Changes in white matter microstructure and MRI-derived cerebral blood flow after 1-week of exercise training

Abstract

Exercise is beneficial for brain health, inducing neuroplasticity and vascular plasticity in the hippocampus, which is possibly mediated by brain-derived neurotrophic factor (BDNF) levels. Here we investigated the short-term effects of exercise, to determine if a 1-week intervention is sufficient to induce brain changes. Fifteen healthy young males completed five supervised exercise training sessions over seven days. This was preceded and followed by a multi-modal magnetic resonance imaging (MRI) scan (diffusion-weighted MRI, perfusion-weighted MRI, dual-calibrated functional MRI) acquired 1 week apart, and blood sampling for BDNF. A diffusion tractography analysis showed, after exercise, a significant reduction relative to baseline in restricted fraction-an axon-specific metric-in the corpus callosum, uncinate fasciculus, and parahippocampal cingulum. A voxel-based approach found an increase in fractional anisotropy and reduction in radial diffusivity symmetrically, in voxels predominantly localised in the corpus callosum. A selective increase in hippocampal blood flow was found following exercise, with no change in vascular reactivity. BDNF levels were not altered.
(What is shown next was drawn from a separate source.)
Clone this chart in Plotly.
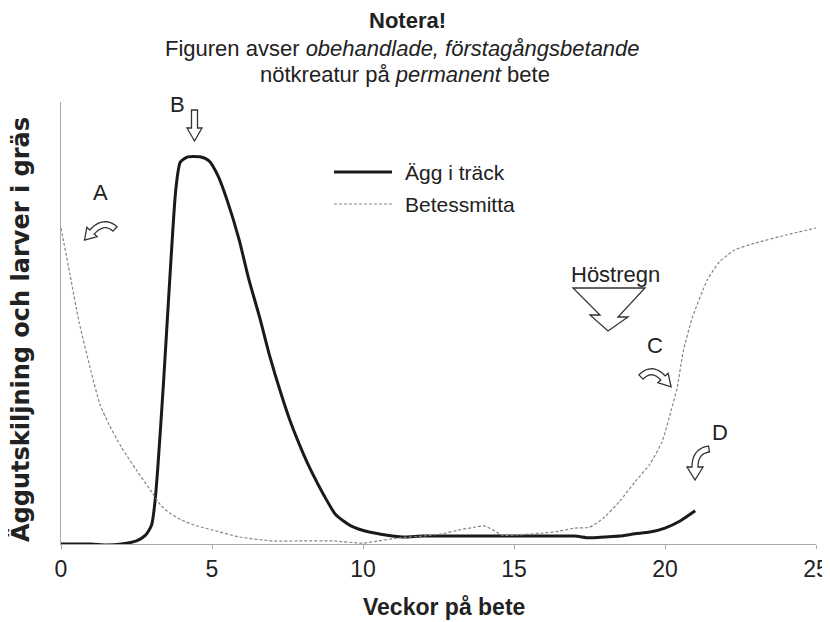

Thus, we demonstrate that 1 week of exercise is sufficient to induce microstructural and vascular brain changes on a group level, independent of BDNF, providing new insight into the temporal dynamics of plasticity, necessary to exploit the therapeutic potential of exercise.

Figure 1

Diffusion MRI analysis showing exercise-induced differences. Top panel shows TBSS results for fractional anisotropy (FA) and radial diffusivity (RD) differences between the pre- and post-exercise intervention scans, clusters are displayed at p < 0.05, FWE-corrected (TFCE) and fattened with the “tbss_fill” script for the purpose of better visualization, shown against the the mean FA fibre skeleton (green) and overlaid on the FMRIB FA 1 mm template. Red represents a significant increase in values (post > pre) and blue represents a decrease (post < pre). Bottom panel shows representative tract segmentations for the corpus callosum (genu [red], body [green], splenium [purple]), uncinate fasciculus (yellow), fornix (pink), and parahippocampal cingulum (PHC; green), overlaid on the FA map. Graph shows the partial residual plot from the linear mixed effect model, showing the effect of exercise on restricted fraction (FR), with the effects of all the control variables accounted for, with error bars representing 95% confidence intervals and individual data points. The raw tractography FR data is graphically represented in Supplementary Fig. 5.

Figure 2

Study design. Brain-derived neurotrophic factor (BDNF) refers to the collection and sampling of blood serum for BDNF levels. For the fitness test, BDNF was sampled before and after the test. MRI magnetic resonance imaging.